“Pour down, O skies, from above! Let the heavens rain down victory! Let the earth open up and triumph sprout Yes, let vindication spring up: I Hashem have created it.” Isaiah 45:8
The Sea of Galilee (Kinneret) rose just over 4 inches over the weekend according to the Israel Water Authority. This latest rise means that the level of the Kinneret has risen 4.6 feet so far this winter and is expected to rise even more in the coming days as recent rains flow down from the Golan Heights. This will raise the water above the lower red line for the first time in two years.
Israel had been suffering from a five-year drought and 2018 was one of the driest in the last 100 years.
The Kinneret is still 14.5 feet below its record highest level
During the summer, the Sea of Galilee evaporates at the rate of a 0.4 inches per day, meaning it will again drop below the lower red line.
Despite current rainfall and the lake’s increased water levels, the Kinneret is still more than 16 feet below the level that is considered full. The Kinneret is 5.3 feet above the black line at which irreversible ecological damage begins to take place. The problem came to a head last year when the Water Authority extracted about 17,000 tons of salt.
This year has a built-in extra month of prayer for rain. A prayer for rain is inserted into the thrice-daily prayers during the autumn holiday of Sukkoth and extends until the springtime holiday of Passover. This year is a leap year and as such, an extra month of Adar is added to the Hebrew calendar before Passover. In effect, this means that there will be an additional month to pray for rain.
Rain in Israel is a reflection of the relationship between the Jews and God.
If, then, you obey the commandments that I enjoin upon you this day, loving Hashem your God and serving Him with all your heart and soul, I will grant the rain for your land in season, the early rain and the late.
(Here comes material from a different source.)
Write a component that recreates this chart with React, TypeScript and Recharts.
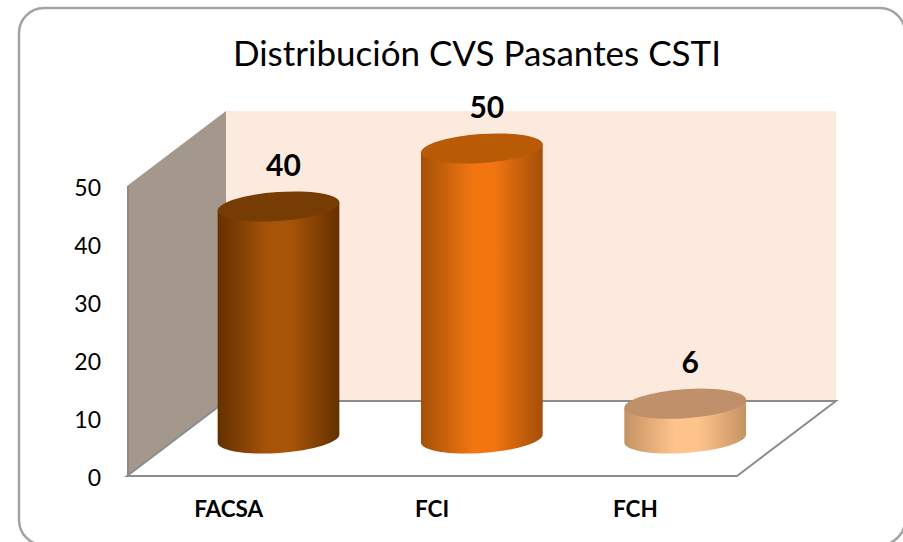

Deuteronomy 11:13
In an interview last month, Rabbi Yoel Schwartz, head of the Noahide Court of the Sanhedrin, explained that prayers for rain in Israel benefited all nations.
“The entire world receives its sustenance, spiritual and physical, via the land of Israel,” Rabbi Schwartz told Breaking Israel News. “Not only is this written in Jewish sources but we see this today; Israel is a tiny country yet we produce more than enough food for our needs, a beautiful bounty that we even export. We have technology that allows other countries to increase their food production.”
Israel’s role as a leader in water technology is clear but it may be interesting in the spring to look back and see whether the extra prayers for rain had any benefit for the world’s bounty.